start SUPPLIED INFORMATION

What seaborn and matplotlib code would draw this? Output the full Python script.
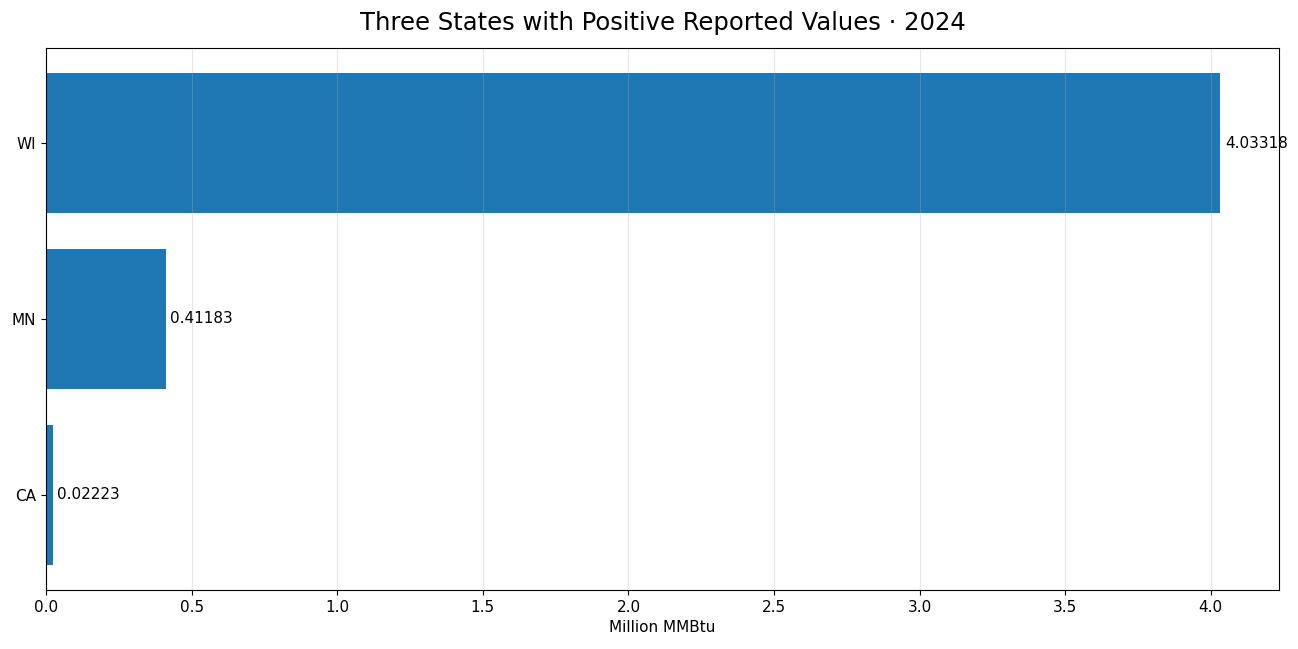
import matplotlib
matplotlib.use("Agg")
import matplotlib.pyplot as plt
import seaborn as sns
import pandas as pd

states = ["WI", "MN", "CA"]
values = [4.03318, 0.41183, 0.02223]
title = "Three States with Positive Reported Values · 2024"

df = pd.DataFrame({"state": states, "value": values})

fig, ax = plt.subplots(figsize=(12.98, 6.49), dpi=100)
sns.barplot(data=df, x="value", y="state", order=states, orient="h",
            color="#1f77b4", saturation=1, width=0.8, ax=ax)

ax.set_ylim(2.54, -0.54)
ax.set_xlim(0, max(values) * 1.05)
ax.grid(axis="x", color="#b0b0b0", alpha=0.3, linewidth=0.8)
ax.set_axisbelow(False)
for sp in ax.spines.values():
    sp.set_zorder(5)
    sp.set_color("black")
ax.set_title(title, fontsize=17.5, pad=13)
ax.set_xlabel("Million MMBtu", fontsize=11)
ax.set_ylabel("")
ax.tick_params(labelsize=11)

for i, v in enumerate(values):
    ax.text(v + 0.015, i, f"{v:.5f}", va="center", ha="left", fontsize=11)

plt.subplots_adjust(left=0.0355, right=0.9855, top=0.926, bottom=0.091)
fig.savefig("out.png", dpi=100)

end SUPPLIED INFORMATION

• TASK DETAILS
Output the data exactly. Pictures don't belong in the result.

• SOLUTION BELOW
What seaborn and matplotlib code would draw this? Output the full Python script.
import matplotlib
matplotlib.use("Agg")
import matplotlib.pyplot as plt
import seaborn as sns
import pandas as pd

states = ["WI", "MN", "CA"]
values = [4.03318, 0.41183, 0.02223]
title = "Three States with Positive Reported Values · 2024"

df = pd.DataFrame({"state": states, "value": values})

fig, ax = plt.subplots(figsize=(12.98, 6.49), dpi=100)
sns.barplot(data=df, x="value", y="state", order=states, orient="h",
            color="#1f77b4", saturation=1, width=0.8, ax=ax)

ax.set_ylim(2.54, -0.54)
ax.set_xlim(0, max(values) * 1.05)
ax.grid(axis="x", color="#b0b0b0", alpha=0.3, linewidth=0.8)
ax.set_axisbelow(False)
for sp in ax.spines.values():
    sp.set_zorder(5)
    sp.set_color("black")
ax.set_title(title, fontsize=17.5, pad=13)
ax.set_xlabel("Million MMBtu", fontsize=11)
ax.set_ylabel("")
ax.tick_params(labelsize=11)

for i, v in enumerate(values):
    ax.text(v + 0.015, i, f"{v:.5f}", va="center", ha="left", fontsize=11)

plt.subplots_adjust(left=0.0355, right=0.9855, top=0.926, bottom=0.091)
fig.savefig("out.png", dpi=100)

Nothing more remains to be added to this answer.